Она закрыла глаза. В её каштановых волосах струилась седина, такая ранняя, и оттого, наверное, такая прелестная. Она тихо, почти шёпотом, заговорила.
- Чтобы стать в этом мире счастливым, надо забыть, что в данный момент тысячи умирают от голода, тысячи мерзнут в снегу под открытым небом, тысячи кричат и убивают себя от одиночества, тысячи умирают именно в то время, когда, несмотря на всё это, чувствуют себя счастливыми. Если ты хочешь быть счастлив, ты не должен обо всём этом думать.
Я сильно жмурился, и это было больно и приятно.

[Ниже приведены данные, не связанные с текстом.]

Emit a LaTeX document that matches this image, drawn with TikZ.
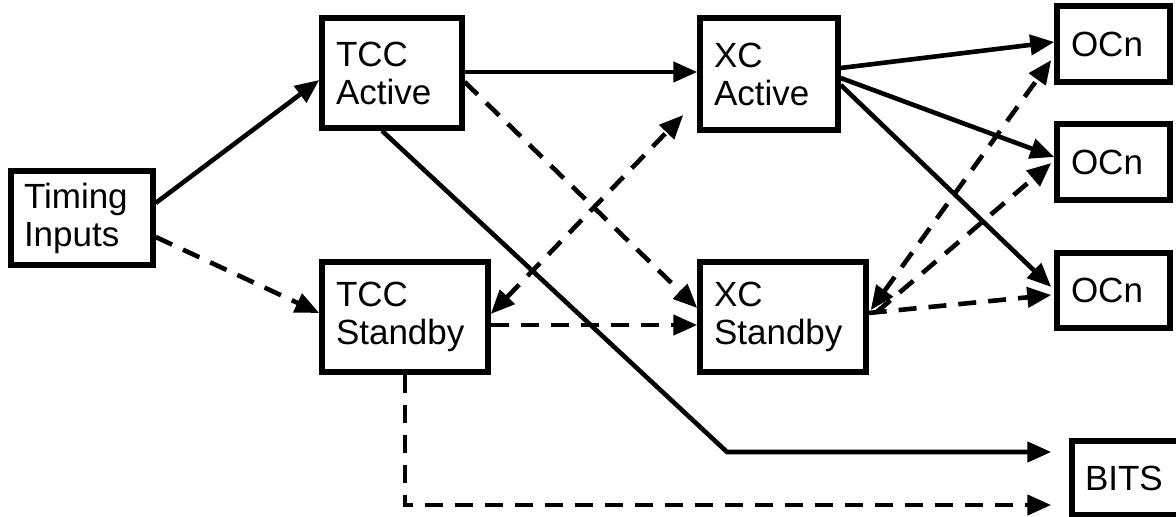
\documentclass[tikz,border=0pt]{standalone}
\usepackage{fontspec}
\setmainfont{Liberation Sans}
\usetikzlibrary{arrows.meta,calc}
\begin{document}
\begin{tikzpicture}[x=1pt,y=1pt,
  >={Triangle[length=24pt,width=20pt]},
  box/.style={draw,line width=5.5pt,inner sep=0pt,align=left,
    font=\fontsize{35}{38}\selectfont},
  sol/.style={line width=4.6pt,->},
  dsh/.style={line width=4.6pt,->,dash pattern=on 18pt off 12pt},
]
\useasboundingbox (0,0) rectangle (1176,517);
\fill[white] (0,0) rectangle (1176,517);
% nodes
\node[box,minimum width=142pt,minimum height=94pt,text width=116pt] (ti) at (82,299) {Timing\\Inputs};
\node[box,minimum width=140pt,minimum height=110pt,text width=112pt] (tcca) at (392,444) {TCC\\Active};
\node[box,minimum width=166pt,minimum height=110pt,text width=138pt] (tccs) at (405,200) {TCC\\Standby};
\node[box,minimum width=138pt,minimum height=112pt,text width=110pt] (xca) at (769,443) {XC\\Active};
\node[box,minimum width=166pt,minimum height=110pt,text width=138pt] (xcs) at (783,200) {XC\\Standby};
\node[box,minimum width=113pt,minimum height=76pt,text width=85pt] (o1) at (1113.5,473) {OCn};
\node[box,minimum width=113pt,minimum height=76pt,text width=85pt] (o2) at (1113.5,355) {OCn};
\node[box,minimum width=113pt,minimum height=75pt,text width=85pt] (o3) at (1113.5,226.5) {OCn};
\node[box,minimum width=110pt,minimum height=74pt,text width=84pt] (bits) at (1127,39) {BITS};
% connectors
\draw[sol] ($(ti.east)+(0,15)$) -- ($(tcca.west)+(0,-7)$);
\draw[dsh] ($(ti.east)+(0,-19)$) -- ($(tccs.west)+(0,4)$);
\draw[sol] ($(tcca.east)+(0,1)$) -- ($(xca.west)+(0,2)$);
\draw[dsh] ($(tcca.east)+(0,-9)$) -- ($(xcs.west)+(0,9)$);
\draw[dsh,<->] ($(tccs.east)+(0,3)$) -- ($(xca.west)+(-14,-41)$);
\draw[dsh] ($(tccs.east)+(0,-8)$) -- ($(xcs.west)+(0,-8)$);
\coordinate (b1) at (727,65);
\draw[sol,shorten >=18pt] ($(tcca.south)+(-10,0)$) -- (b1) -- (bits.west |- b1);
\coordinate (b2) at ($(tccs.south |- 0,12)$);
\draw[dsh,shorten >=18pt] (tccs.south) -- (b2) -- (bits.west |- b2);
\draw[sol] ($(xca.east)+(0,6)$) -- ($(o1.west)+(0,2)$);
\draw[sol] ($(xca.east)+(0,-4)$) -- ($(o2.west)+(0,5)$);
\draw[sol] ($(xca.east)+(0,-11)$) -- ($(o3.west)+(-3,3.5)$);
\draw[dsh,<->] ($(xcs.east)+(2,7)$) -- ($(o1.west)+(-3,-16)$);
\draw[dsh] ($(xcs.east)+(8,5)$) -- ($(o2.west)+(-3,-1)$);
\draw[dsh] ($(xcs.east)+(0,4)$) -- ($(o3.west)+(-3,-4.5)$);
\end{tikzpicture}
\end{document}
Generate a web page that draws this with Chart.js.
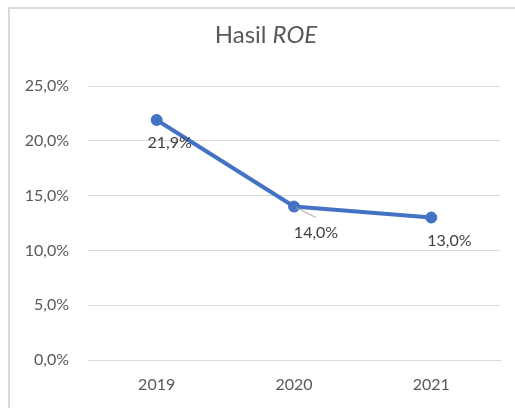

На глазах появились слёзы, которые смывали всю их усталость.
- Порой их скорбь и страхи так сильны, что мне кажется, что я могу до них прикоснуться…
Я могу вдохнуть их и заразиться эпидемией ужаса и желанием покончить со всем этим смертью… Но это пустяки. Страшнее видеть, как многие не видят этого. И дело не в том, что они слепые…
Она поправила повязку на моей руке, потом легонько прикоснулась к моей груди, туда, где должно находиться сердце.
- Любовь не для того, чтоб выставлять её напоказ. Она для того, чтобы дарить её тем, кто нуждается. Даже если этого никто, никогда не поймёт.
Я встал на ноги. Теперь я знал, что помогает мне найти в себе силы идти вперёд, что каждый раз возвращает в меня добро и любовь.
ОНА.
Я вышел в серые сумерки, исцарапанные когтями и крыльями ворон. Они казались огромными, чёрными хлопьями снега, беспорядочно и шумно пересекающими пространство.
Приходилось идти вперед. Здесь было ещё много тел, которые надо было похоронить. Вороны словно чувствовали, что я пришёл отнять у них добычу, и налетали на меня, иногда вместе, иногда в одиночку. Их царапины напоминали мне о ней. Она обязательно их вылечит.
Я прятал под землю последствия войн. Пройдут века, все забудут, меня уже не будет, и земля останется единственным молчаливым хранителем истории.
А вдалеке слышалось эхо очередных взрывов смерти. Я знал, что могу просто уйти. Но именно её молчание было моими поступками. Я, не зная этого, продолжал хоронить тех, кто жаждал славы или мести, а может, просто делал что-то из любви.